A common complaint on Saturday night hit at the very premise of the event--meeting people. One Crimson Key staffer agreed that many people arrived in cliques and did little circulating.
In fact, the only thing definitely mixed about the mixer was the motives of those behind it.
According to Forsyth, "The mixer, along with the screening of 'Love Story' are our only money-makers. They support everything else the Crimson Key Society does." To a degree, the dance exploits the sentimental desires of freshmen looking to share a meaningful, full-blown Harvard experience by leaving them with an overheated, glorified (because Harvardian) high school bash.
As they used to say during Froshweek, "Live the Cliche!"
And so, by 10:30 p.m., there were no refreshments to be found, only five empty apple juice containers. Food of any sort disappeared early. The party had a mandatory closing time of 1 a.m. (customary in Cambridge). Furthermore, only students with Harvard I.D.s were admitted.
Forsyth had another suggestion for why there were no refreshments barely an hour into the party. "This is simply a very thirsty class," he said. The Class of '89 had apparently polished off 100 cases of Pepsi--the standard order for the whole of Froshweek--by Wednesday.
* * *
EXHIBIT C: Tyrone Hayes' flamboyant outfit would have been well suited to the rock-'n'-ready atmosphere of New York's Danceteria.

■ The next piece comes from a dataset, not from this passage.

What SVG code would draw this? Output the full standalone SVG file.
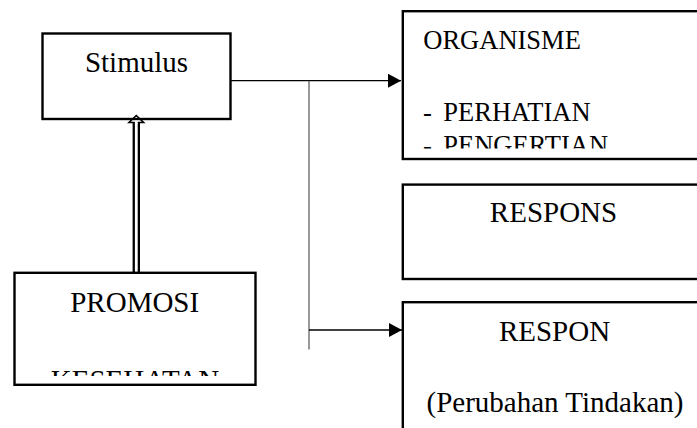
<svg xmlns="http://www.w3.org/2000/svg" width="697" height="428" viewBox="0 0 697 428">
<style>
.box{fill:#fff;stroke:#000;stroke-width:2.4}
.t{font-family:"Liberation Serif","Times New Roman",serif;font-size:29px;fill:#000}
.s{font-size:26.5px}
.c{text-anchor:middle}
.ln{stroke:#000;stroke-width:1.3;fill:none}
.gl{stroke:#555;stroke-width:1.2;fill:none}
</style>
<defs>
<marker id="ah" markerWidth="14" markerHeight="14" refX="13" refY="7" orient="auto" markerUnits="userSpaceOnUse">
<path d="M0,0 L13,7 L0,14 Z" fill="#000"/>
</marker>
<clipPath id="cOrg"><rect x="403" y="12" width="300" height="136.5"/></clipPath>
<clipPath id="cPro"><rect x="15" y="273" width="240" height="103"/></clipPath>
</defs>
<g id="connectors">
<line class="ln" x1="231" y1="80.7" x2="401" y2="80.7" marker-end="url(#ah)"/>
<line class="gl" x1="309" y1="80.7" x2="309" y2="349.5"/>
<line class="ln" x1="309" y1="330" x2="402" y2="330" marker-end="url(#ah)"/>
<line x1="136.3" y1="122" x2="136.3" y2="273" stroke="#000" stroke-width="7.4"/>
<line x1="136.3" y1="120" x2="136.3" y2="272" stroke="#fff" stroke-width="2.8"/>
<path d="M136.3,115.5 L129,122.5 L143.6,122.5 Z" fill="#fff" stroke="#000" stroke-width="1.6" stroke-linejoin="miter"/>
<line x1="136.3" y1="120.5" x2="136.3" y2="124" stroke="#fff" stroke-width="2.8"/>
</g>
<g id="stimulus">
<rect class="box" x="42.5" y="33.5" width="188" height="85.5" style="fill:none"/>
<text class="t c" x="136.5" y="71.7">Stimulus</text>
</g>
<g id="organisme">
<rect class="box" x="402.8" y="11.2" width="320" height="147.8"/>
<g clip-path="url(#cOrg)">
<text class="t s" x="423.3" y="49.3">ORGANISME</text>
<text class="t s" x="423" y="121">-</text>
<text class="t s" x="443.3" y="121">PERHATIAN</text>
<text class="t s" x="423" y="153.8">-</text>
<text class="t s" x="443.3" y="153.8">PENGERTIAN</text>
</g>
</g>
<g id="respons">
<rect class="box" x="402.8" y="184.6" width="320" height="94.4"/>
<text class="t c" x="553.5" y="222.3">RESPONS</text>
</g>
<g id="respon">
<rect class="box" x="402.8" y="302.2" width="320" height="150"/>
<text class="t c" x="554.5" y="341">RESPON</text>
<text class="t c" x="555" y="411.7">(Perubahan Tindakan)</text>
</g>
<g id="promosi">
<rect class="box" x="14.5" y="272.8" width="241" height="112"/>
<text class="t c" x="134.7" y="311.7">PROMOSI</text>
<g clip-path="url(#cPro)">
<text class="t c" x="135" y="389.5">KESEHATAN</text>
</g>
</g>
</svg>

Sporting a Prince coif and pointy, sparkling shoes, the crowning jewel of Hayes' snazzy saturnalia was a pair of unlinked handcuffs, which he wore as arm bracelets.
Hayes, who plans to major in biochemistry, said that he added a measure of panache to what was otherwise a conventionally attired gathering. "I guess everyone just wants to fit in," he said. "But I'm having fun."